In his welcoming address, Jonathan Brent, executive director and CEO of the YIVO Institute for Jewish Research, addressed institute students from Mexico, Israel, France and Ukraine, and mused, “This is a civilization [which may be] invisible to us, yet its essence persists.” He also noted the influence of German and Russian literature on “the richness of the [Yiddish] culture,” and that “Sigmund Freud, who was born in 1856 [to] Yiddish-speaking Galician Jews, moved to Germany and then to Vienna. Yet when writing about him, it is within the context of German civilization.”
The three-year YIVO-Bard program is designed to equip a new generation of scholars, teachers and communal leaders with a deep knowledge of Eastern European Jewish history and culture. Following Bard professor Cecile Kuznitz’s lecture on “The History of YIVO,” the evening’s second speaker, Benjamin Harshav, Jacob and Hilda Blaustein Professor Emeritus of Comparative Literature at Yale University, remarked that though “YIVO was founded by intellectuals, it was open to all.” The author of several books about Marc Chagall, Harshav recalled, “When I was 12 and a half, I was asked to act as a guide at the [Vilna] YIVO and I did it!” When I later spoke with Harshav, he explained that one of the highlights at that time was the YIVO exhibit about the Yiddish writer I.L. Peretz. I told him that in 1940, when he was attending YIVO, I used to go after school to visit my father, Matvey Bernsztein, who worked at YIVO.
The evening was enhanced by two exquisitely performed musical interludes: “Reb Nakhmen’s Nign” (“Rabbi Nakhmen’s Melody”) by Leo Zeitlin (1884–1930) and “Klezmer’s Wedding Music” by Joachim Stutschewsky (1891–1982). The music was performed by young musicians Caeli Smith and Gabrielle Fischler (violins), Charlotte Steiner (viola), Jennie Brent and Laura Kegeles (cellos) and Robert Buxton, piano. They are all members of YIVO’s Sidney Krum Young Artists Concert Series.

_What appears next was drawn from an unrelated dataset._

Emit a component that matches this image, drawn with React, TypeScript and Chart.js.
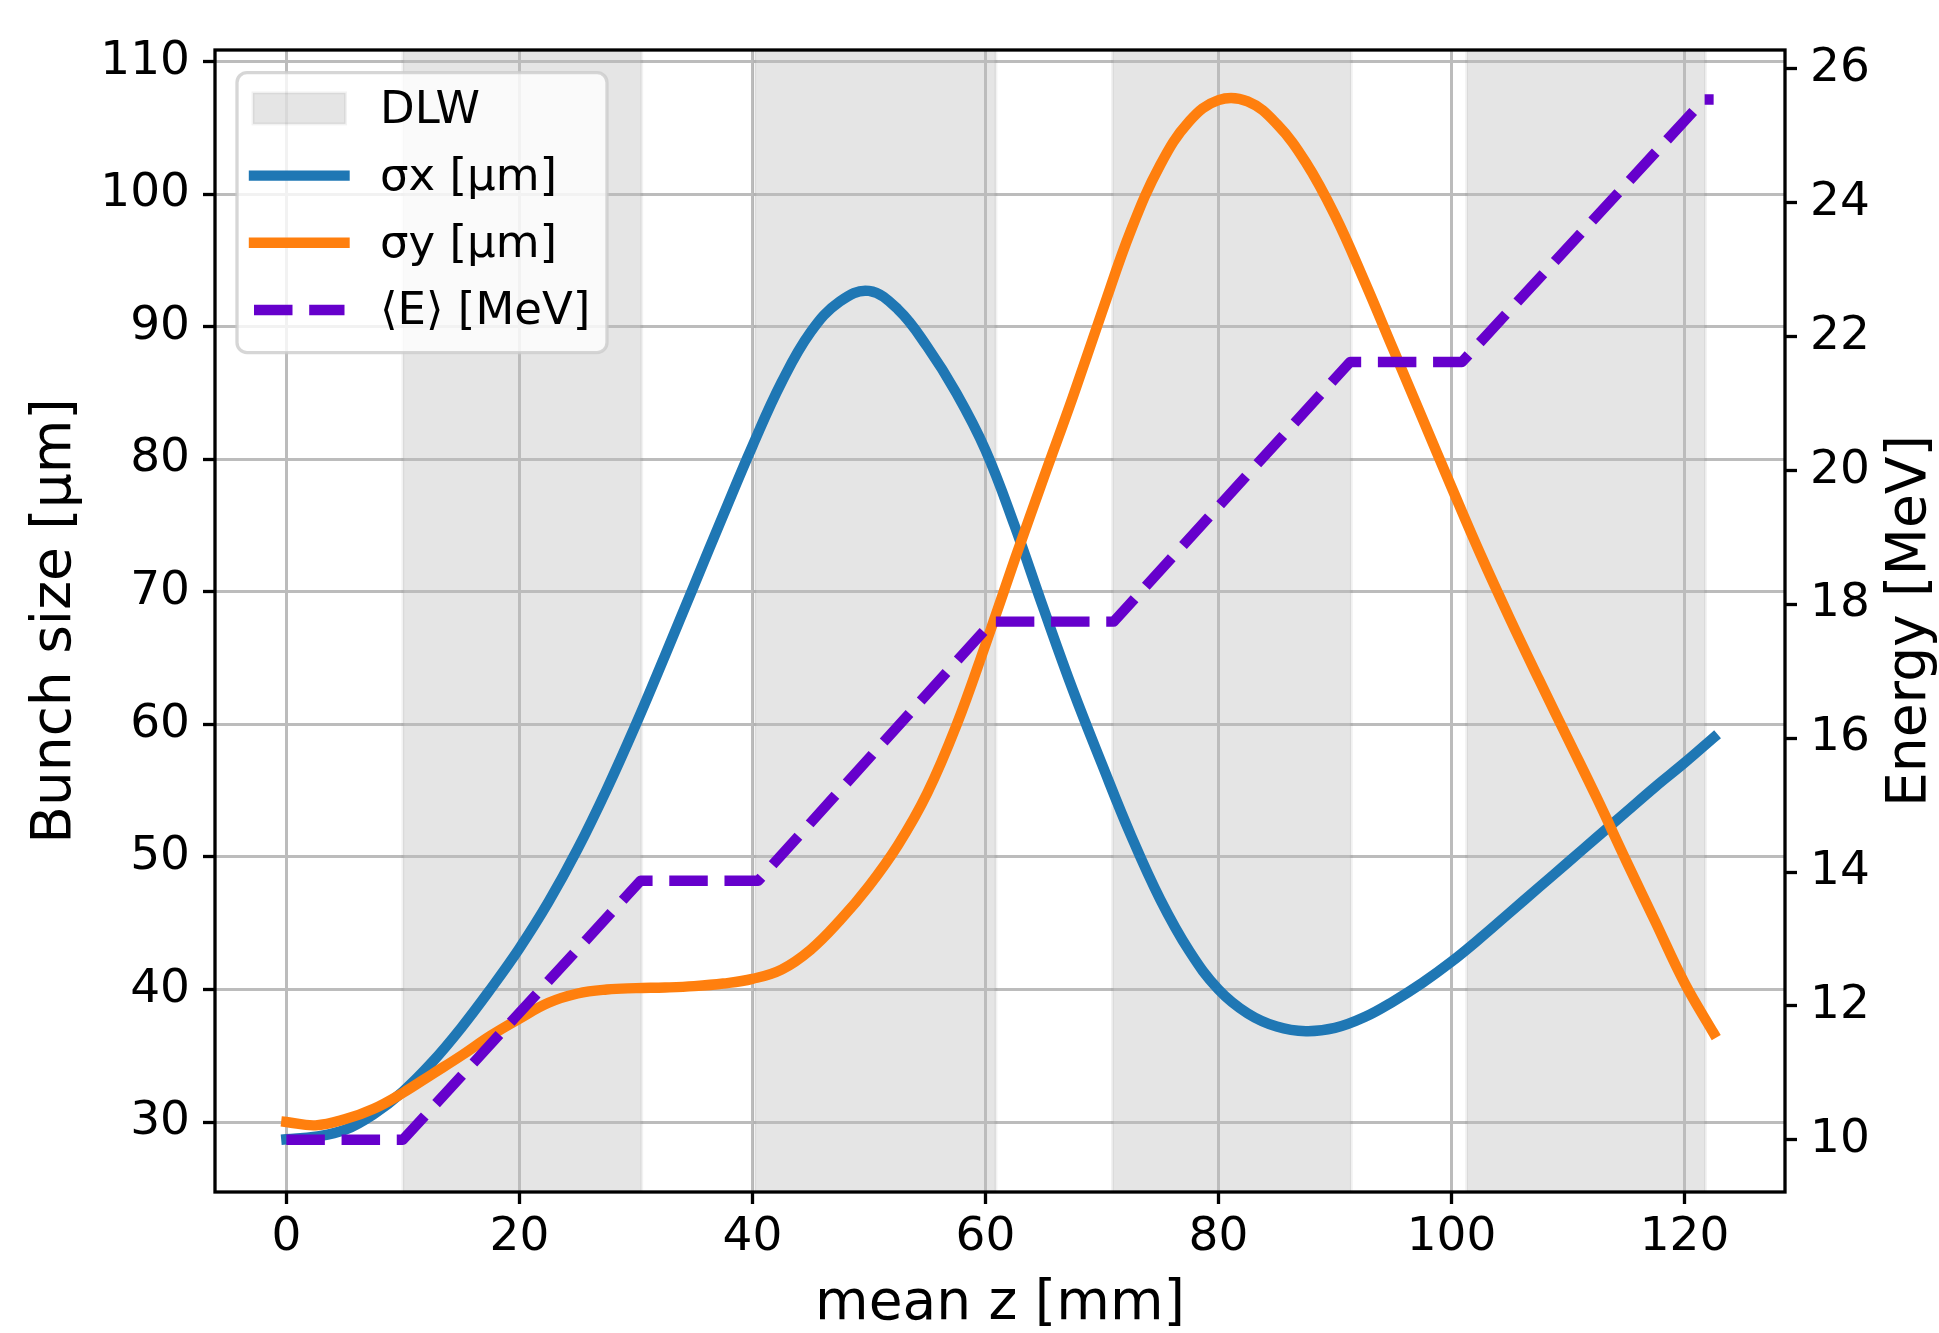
import React, { useEffect, useRef } from "react";
import { Chart, registerables } from "chart.js";

Chart.register(...registerables);

// ---------- data ----------
const Z_MM = [
  0, 2.5, 5, 7.5, 10, 12.5, 15, 17.5, 20, 22.5, 25, 27.5, 30, 32.5, 35, 37.5, 40, 42.5, 45, 47.5,
  50, 52.5, 55, 57.5, 60, 62.5, 65, 67.5, 70, 72.5, 75, 77.5, 80, 82.5, 85, 87.5, 90, 92.5, 95, 97.5,
  100, 102.5, 105, 107.5, 110, 112.5, 115, 117.5, 120, 122.5,
];
const SIGMA_X = [
  28.7, 28.9, 29.4, 30.6, 32.3, 34.5, 37.1, 40.0, 43.1, 46.6, 50.6, 55.1, 60.0, 65.2, 70.5, 75.8, 81.0, 85.8, 89.6, 91.9,
  92.7, 91.3, 88.5, 85.0, 80.7, 75.0, 68.7, 62.6, 57.0, 51.6, 46.8, 42.9, 40.0, 38.2, 37.2, 36.85, 37.1, 37.9, 39.1, 40.5,
  42.1, 43.9, 45.8, 47.7, 49.6, 51.5, 53.4, 55.3, 57.1, 59.0,
];
const SIGMA_Y = [
  30.0, 29.75, 30.2, 31.0, 32.2, 33.6, 35.0, 36.5, 37.8, 39.0, 39.7, 40.0, 40.1, 40.15, 40.25, 40.45, 40.8, 41.5, 43.0, 45.2,
  47.8, 50.9, 54.8, 59.9, 66.0, 72.4, 78.6, 84.7, 91.1, 97.3, 102.2, 105.5, 107.1, 107.0, 105.3, 102.4, 98.4, 93.5, 88.3, 83.1,
  77.9, 72.8, 68.0, 63.4, 58.9, 54.4, 49.7, 45.1, 40.5, 36.7,
];
const E_Z_MM = [0, 10.0, 30.4, 40.5, 60.6, 71.0, 91.3, 100.9, 121.7, 122.5];
const E_MEV = [10.0, 10.0, 13.87, 13.87, 17.74, 17.74, 21.62, 21.62, 25.54, 25.54];
const DLW_START = [10.0, 40.2, 70.9, 101.3];
const DLW_END = [30.5, 60.9, 91.4, 121.8];

const X_TICKS = [0, 20, 40, 60, 80, 100, 120];
const LEFT_TICKS = [30, 40, 50, 60, 70, 80, 90, 100, 110];
const RIGHT_TICKS = [10, 12, 14, 16, 18, 20, 22, 24, 26];

const X_RANGE = [-6.125, 128.625];
const LEFT_RANGE = [24.72, 110.88];
const RIGHT_RANGE = [9.22, 26.28];

const LABEL_SERIES = ["DLW", "σx [µm]", "σy [µm]", "⟨E⟩ [MeV]"];
const X_TITLE = "mean z [mm]";
const LEFT_TITLE = "Bunch size [µm]";
const RIGHT_TITLE = "Energy [MeV]";

// ---------- styles ----------
const FAMILY = "DejaVu Sans";
const TICK_PX = 47;
const TITLE_PX = 55;
const LEGEND_PX = 45;
const GRID = "#bcbcbc";
const BAND_FILL = "rgba(0,0,0,0.1)";
const BAND_EDGE = "rgba(0,0,0,0.05)";

const spinesPlugin = {
  id: "spines",
  afterDatasetsDraw(chart: any) {
    const { ctx, chartArea: a } = chart;
    ctx.save();
    ctx.strokeStyle = "#000";
    ctx.lineWidth = 3.3;
    ctx.lineJoin = "miter";
    ctx.strokeRect(a.left, a.top, a.right - a.left, a.bottom - a.top);
    ctx.restore();
  },
};

const decorPlugin = {
  id: "decor",
  afterDraw(chart: any) {
    const { ctx, chartArea: a } = chart;
    const L = a.left;
    const T = a.top;
    ctx.save();
    // right axis title (reads bottom-to-top like matplotlib)
    ctx.translate(a.right + 126, (a.top + a.bottom) / 2);
    ctx.rotate(-Math.PI / 2);
    ctx.fillStyle = "#000";
    ctx.font = `${TITLE_PX}px "${FAMILY}"`;
    ctx.textAlign = "center";
    ctx.textBaseline = "middle";
    ctx.fillText(RIGHT_TITLE, 0, 0);
    ctx.restore();

    // legend
    ctx.save();
    const bx = L + 22;
    const by = T + 22.6;
    const bw = 370;
    const bh = 280;
    ctx.beginPath();
    (ctx as any).roundRect(bx, by, bw, bh, 10);
    ctx.fillStyle = "rgba(255,255,255,0.8)";
    ctx.fill();
    ctx.lineWidth = 3.3;
    ctx.strokeStyle = "rgba(204,204,204,0.8)";
    ctx.stroke();

    const rowY0 = T + 58.4;
    const rowGap = 67.2;
    const hx0 = L + 39;
    const hx1 = L + 129.5;
    const tx = L + 165;
    chart.data.datasets.forEach((ds: any, i: number) => {
      const y = rowY0 + i * rowGap;
      if (ds.fill) {
        ctx.fillStyle = ds.backgroundColor;
        ctx.fillRect(hx0 - 1, y - 15.5, hx1 - hx0 + 2, 31);
        ctx.strokeStyle = ds.borderColor;
        ctx.lineWidth = 3;
        ctx.strokeRect(hx0 - 1, y - 15.5, hx1 - hx0 + 2, 31);
      } else {
        ctx.beginPath();
        ctx.setLineDash(ds.borderDash || []);
        ctx.lineCap = ds.borderCapStyle || "butt";
        ctx.strokeStyle = ds.borderColor;
        ctx.lineWidth = ds.borderWidth;
        ctx.moveTo(hx0, y);
        ctx.lineTo(hx1, y);
        ctx.stroke();
        ctx.setLineDash([]);
      }
      ctx.fillStyle = "#000";
      ctx.font = `${LEGEND_PX}px "${FAMILY}"`;
      ctx.textAlign = "left";
      ctx.textBaseline = "middle";
      ctx.fillText(ds.label, tx, y + 2.5);
    });
    ctx.restore();
  },
};

function buildBand() {
  const pts: any[] = [];
  DLW_START.forEach((s, i) => {
    const e = DLW_END[i];
    pts.push({ x: s, y: 0 }, { x: s, y: 1 }, { x: e, y: 1 }, { x: e, y: 0 });
    if (i < DLW_START.length - 1) pts.push({ x: (e + DLW_START[i + 1]) / 2, y: null });
  });
  return pts;
}

export default function App() {
  const ref = useRef<HTMLCanvasElement | null>(null);

  useEffect(() => {
    document.body.style.margin = "0";
    const canvas = ref.current;
    if (!canvas) return;
    const tickFont = { family: FAMILY, size: TICK_PX };
    const titleFont = { family: FAMILY, size: TITLE_PX, lineHeight: 1 };

    const chart = new Chart(canvas, {
      type: "line",
      data: {
        datasets: [
          {
            label: LABEL_SERIES[0],
            data: buildBand(),
            yAxisID: "yBand",
            fill: "origin",
            backgroundColor: BAND_FILL,
            borderColor: BAND_EDGE,
            borderWidth: 3,
            pointRadius: 0,
            tension: 0,
            spanGaps: false,
            order: 3,
          },
          {
            label: LABEL_SERIES[1],
            data: Z_MM.map((z, i) => ({ x: z, y: SIGMA_X[i] })),
            yAxisID: "y",
            borderColor: "#1f77b4",
            borderWidth: 10.4,
            pointRadius: 0,
            fill: false,
            tension: 0.4,
            borderCapStyle: "square",
            borderJoinStyle: "round",
            order: 2,
          },
          {
            label: LABEL_SERIES[2],
            data: Z_MM.map((z, i) => ({ x: z, y: SIGMA_Y[i] })),
            yAxisID: "y",
            borderColor: "#ff7f0e",
            borderWidth: 10.4,
            pointRadius: 0,
            fill: false,
            tension: 0.4,
            borderCapStyle: "square",
            borderJoinStyle: "round",
            order: 1,
          },
          {
            label: LABEL_SERIES[3],
            data: E_Z_MM.map((z, i) => ({ x: z, y: E_MEV[i] })),
            yAxisID: "yE",
            borderColor: "#6600cc",
            borderWidth: 10.4,
            borderDash: [38.5, 16.7],
            borderCapStyle: "butt",
            borderJoinStyle: "round",
            pointRadius: 0,
            fill: false,
            tension: 0,
            order: 0,
          },
        ],
      } as any,
      options: {
        responsive: false,
        animation: false,
        devicePixelRatio: 1,
        layout: { padding: { top: 50, left: 0, right: 0, bottom: 0 } },
        plugins: {
          legend: { display: false },
          tooltip: { enabled: false },
          filler: { drawTime: "beforeDraw" },
        } as any,
        scales: {
          x: {
            type: "linear",
            min: X_RANGE[0],
            max: X_RANGE[1],
            afterFit: (s: any) => {
              s.height = 141;
            },
            afterBuildTicks: (s: any) => {
              s.ticks = X_TICKS.map((v) => ({ value: v }));
            },
            ticks: {
              font: tickFont,
              color: "#000",
              padding: 6,
              maxRotation: 0,
              autoSkip: false,
              callback: (v: any) => String(v),
            },
            grid: {
              color: GRID,
              lineWidth: 3,
              tickColor: "#000",
              tickWidth: 3.3,
              tickLength: 12,
              drawOnChartArea: true,
              drawTicks: true,
            },
            border: { display: false },
            title: {
              display: true,
              text: X_TITLE,
              font: titleFont,
              color: "#000",
              padding: { top: 0, bottom: 0.5 },
            },
          },
          y: {
            type: "linear",
            position: "left",
            min: LEFT_RANGE[0],
            max: LEFT_RANGE[1],
            afterFit: (s: any) => {
              s.width = 215;
            },
            afterBuildTicks: (s: any) => {
              s.ticks = LEFT_TICKS.map((v) => ({ value: v }));
            },
            ticks: {
              font: tickFont,
              color: "#000",
              padding: 13,
              autoSkip: false,
              callback: (v: any) => String(v),
            },
            grid: {
              color: GRID,
              lineWidth: 3,
              tickColor: "#000",
              tickWidth: 3.3,
              tickLength: 12,
              drawOnChartArea: true,
              drawTicks: true,
            },
            border: { display: false },
            title: {
              display: true,
              text: LEFT_TITLE,
              font: titleFont,
              color: "#000",
              padding: { top: 28, bottom: 0 },
            },
          },
          yE: {
            type: "linear",
            position: "right",
            min: RIGHT_RANGE[0],
            max: RIGHT_RANGE[1],
            afterFit: (s: any) => {
              s.width = 154;
            },
            afterBuildTicks: (s: any) => {
              s.ticks = RIGHT_TICKS.map((v) => ({ value: v }));
            },
            ticks: {
              font: tickFont,
              color: "#000",
              padding: 13,
              autoSkip: false,
              callback: (v: any) => String(v),
            },
            grid: {
              drawOnChartArea: false,
              drawTicks: true,
              tickColor: "#000",
              tickWidth: 3.3,
              tickLength: 12,
            },
            border: { display: false },
          },
          yBand: {
            type: "linear",
            display: false,
            min: 0,
            max: 1,
          },
        },
      } as any,
      plugins: [spinesPlugin, decorPlugin],
    });
    return () => chart.destroy();
  }, []);

  return (
    <div style={{ width: 1939, height: 1333 }}>
      <canvas ref={ref} width={1939} height={1333} style={{ display: "block", width: 1939, height: 1333 }} />
    </div>
  );
}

“Mabul” (“The Flood”) was nominated for six Ophir Awards — the Israeli equivalent of the Academy Awards — and was chosen as the New York Jewish Festival’s January 11 opening night selection. And it’s no wonder: That a film about a dysfunctional family dealing with an autistic son would prove mesmerizing and uplifting is a tribute to the film’s screenwriters, Noa Berman-Herzberg and Guy Nattiv (who also directed the film). Berman-Herzberg and Michael Moshonov (who portrays Tomer, the autistic 17-year-old) were present at the film’s January 10 preview screening and reception, held at Lincoln Center’s Walter Reade Theater. The audience was greeted by Rose Kuo, executive director of the Film Society of Lincoln Center; Claudia Gould, Helen Goldsmith Menschel Director of The Jewish Museum, and Aviva Weintraub, associate curator and director of the New York Jewish Film Festival, who moderated the post-screening question-and-answer session.
The fragile 13-year-old [Yoni] (Yoav Rotman) is preparing for his bar mitzvah. His Torah portion is Noah and the Flood. Yoni is inundated with woes of his own: He is a smart, young entrepreneur who is being bullied by a gang of kids that stiffed him on the pay they owed him for doing their homework assignments. His bar mitzvah tutor is an insensitive, rigid man. His father, Gidi (Tzahi Grad), formerly a pilot, is in a depressive fog, and his mother, Miri (magnificently portrayed by the stunning Ronit Elkabetz), runs a day care center while trying to keep the family from imploding. She places Yoni in charge of his 17-year-old autistic brother, Tomer, who was “dumped” with his family when the facility where he’d been living shut down for financial reasons.
The bar mitzvah is in peril. The gang threatens Yoni. Tomer is completely uncommunicative and cannot be left alone for a second. Neither parent considers Yoni’s predicament or his angst. Yet, it is a real-life flood that jolts the family into a new dynamic. The bar mitzvah becomes a transcendent catalyst for the healing of both the family and the community.
During the Q&A, Weintraub asked Berman-Herzberg, “How did you come to write this?” The screenwriter explained: “It was based on a 28-minute short in film school in 2001. It took 10 years to develop into a feature film.” Moshonov described his own journey to inhabit the character: “I met with autistic children in Israel. I learned how they moved.” Berman-Herzberg added, “When Michael auditioned for the part, he had everyone crying.” I was not the only one furtively dabbing at my eyes at the film’s end.
The Jewish Museum and the Film Society of Lincoln Center present the New York Jewish Film Festival, which takes place from January 11 to January 26.